Wright non aveva ragione forse a pensare che fosse tutto merito suo, ma è stato tramite i suoi discepoli che il movimento ha raggiunto il suo apogeo nazionale. Forse si accorda con quel tipico impulso americano a distinguersi, quello spirito libero delle praterie che mantiene un legame diretto con la natura. Oltre a Bruce Goff c’era Herb Greene, con la sua magica Prairie Chicken House a Norman, Oklahoma (1961), dove le tegole di legno sembrano piume arruffate di un uccello mostruoso che sta per spiccare il volo, o un ispido bufalo solitario nella pianura. O ancora la Creek House, ondulata in stile Hobbit, di Arthur Dyson, senza dimenticare poi l’opera di James Hubbell: la Sea Ranch Chapel, in California è un’onda esuberante con la cresta di schiuma composta da tegole di legno, pietre e rame patinato di un architetto artista che concepiva i suoi edifici come opere d’arte totali per tutti i sensi.

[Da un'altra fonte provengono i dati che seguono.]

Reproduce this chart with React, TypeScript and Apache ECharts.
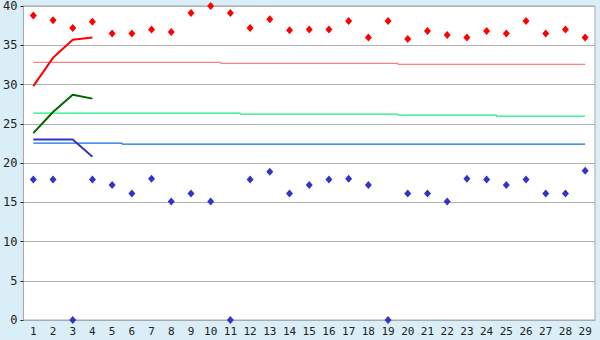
import React, { useEffect, useRef } from "react";
import * as echarts from "echarts";

const categories = Array.from({ length: 29 }, (_, i) => String(i + 1));
const yTicks = { min: 0, max: 40, interval: 5 };

const redPoints = [38.8, 38.2, 37.2, 38.0, 36.5, 36.5, 37.0, 36.7, 39.1, 40.0, 39.1, 37.2, 38.3, 36.9, 37.0, 37.0, 38.1, 36.0, 38.1, 35.8, 36.8, 36.3, 36.0, 36.8, 36.5, 38.1, 36.5, 37.0, 36.0];
const bluePoints = [17.9, 17.9, 0, 17.9, 17.2, 16.1, 18.0, 15.1, 16.1, 15.1, 0, 17.9, 18.9, 16.1, 17.2, 17.9, 18.0, 17.2, 0, 16.1, 16.1, 15.1, 18.0, 17.9, 17.2, 17.9, 16.1, 16.1, 19.0];

const pinkRef = [32.83, 32.83, 32.83, 32.83, 32.83, 32.83, 32.83, 32.83, 32.83, 32.83, 32.7, 32.7, 32.7, 32.7, 32.7, 32.7, 32.7, 32.7, 32.7, 32.57, 32.57, 32.57, 32.57, 32.57, 32.57, 32.57, 32.57, 32.57, 32.57];
const greenRef = [26.35, 26.35, 26.35, 26.35, 26.35, 26.35, 26.35, 26.35, 26.35, 26.35, 26.35, 26.22, 26.22, 26.22, 26.22, 26.22, 26.22, 26.22, 26.22, 26.1, 26.1, 26.1, 26.1, 26.1, 25.97, 25.97, 25.97, 25.97, 25.97];
const blueRef = [22.54, 22.54, 22.54, 22.54, 22.54, 22.41, 22.41, 22.41, 22.41, 22.41, 22.41, 22.41, 22.41, 22.41, 22.41, 22.41, 22.41, 22.41, 22.41, 22.41, 22.41, 22.41, 22.41, 22.41, 22.41, 22.41, 22.41, 22.41, 22.41];

const redCurve = [29.8, 33.4, 35.7, 36.0];
const greenCurve = [23.8, 26.5, 28.7, 28.2];
const blueCurve = [23.0, 23.0, 23.0, 20.8];

export default function App() {
  const ref = useRef<HTMLDivElement>(null);
  useEffect(() => {
    if (!ref.current) return;
    const chart = echarts.init(ref.current, undefined, { renderer: "svg" });
    const refLine = (data: number[], color: string) => ({
      type: "line",
      data,
      step: "middle",
      symbol: "none",
      lineStyle: { color, width: 1.2 },
      z: 2,
    });
    const curve = (data: number[], color: string) => ({
      type: "line",
      data,
      symbol: "none",
      lineStyle: { color, width: 2 },
      z: 3,
    });
    const points = (data: number[], color: string) => ({
      type: "scatter",
      data,
      symbol: "diamond",
      symbolSize: [7, 8],
      itemStyle: { color, opacity: 1 },
      z: 4,
    });
    chart.setOption({
      animation: false,
      backgroundColor: "#D9EEF6",
      grid: {
        left: 20,
        right: 5,
        top: 5,
        bottom: 20,
        show: true,
        backgroundColor: "#FFFFFF",
        borderColor: "#AAAAAA",
        borderWidth: 1,
      },
      xAxis: {
        type: "category",
        data: categories,
        boundaryGap: true,
        axisLine: { lineStyle: { color: "#AAAAAA", width: 1 } },
        axisTick: { alignWithLabel: true, length: 5, lineStyle: { color: "#222222" } },
        axisLabel: {
          color: "#222222",
          fontSize: 11,
          fontFamily: "DejaVu Sans Mono",
          margin: 6,
          interval: 0,
        },
        splitLine: { show: false },
      },
      yAxis: {
        type: "value",
        min: yTicks.min,
        max: yTicks.max,
        interval: yTicks.interval,
        axisLine: { show: true, lineStyle: { color: "#AAAAAA", width: 1 } },
        axisTick: { show: true, length: 3, lineStyle: { color: "#222222" } },
        axisLabel: {
          color: "#222222",
          fontSize: 12,
          fontFamily: "DejaVu Sans Mono",
          margin: 6,
        },
        splitLine: { show: true, lineStyle: { color: "#B0B0B0", width: 1 } },
      },
      series: [
        refLine(pinkRef, "#FF8080"),
        refLine(greenRef, "#19F080"),
        refLine(blueRef, "#1070E0"),
        curve(redCurve, "#FF0000"),
        curve(greenCurve, "#006600"),
        curve(blueCurve, "#3333CC"),
        points(redPoints, "#FF0000"),
        points(bluePoints, "#3333CC"),
      ],
    });
    return () => chart.dispose();
  }, []);
  return <div ref={ref} style={{ width: 600, height: 340, position: "absolute", left: 0, top: 0 }} />;
}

La casa di Pierre Cardin, il Palais Bulles, progettato da Antti Lovag. © Camera Press/Laif

I seguaci di Wright hanno continuato a sperimentare l’organico anche nel design, diramandosi in tutte le direzioni – come John Lautner, che, con il suo Modernismo anni Cinquanta super contemporaneo, con tinte organiche, a Hollywood divenne il preferito degli allestitori di covi per i cattivi. E Ken Kellogg, la cui Kellogg Doolittle House, ai margini del Joshua Tree National Park in California, rimane una casa che ha fatto scuola. Allontanandosi dal calore del legno, questa è una dimora molto più dura – sembra un armadillo schiacciato dentro il fianco di una collina. All’interno i muri si inclinano e curvano, abbracciano e liberano: una sorta di Brutalismo alleggerito, che conserva l’energia formale, ma non la pesantezza. Più simile alla Opera House di Sydney di Jørn Utzon nella sua decostruzione segmentata, ingloba in sé anche la topografia, con rocce e massi che si affacciano nei locali interni a creare accenti materici. Come molte case organiche, sembra emergere dal paesaggio, non si impone su di esso.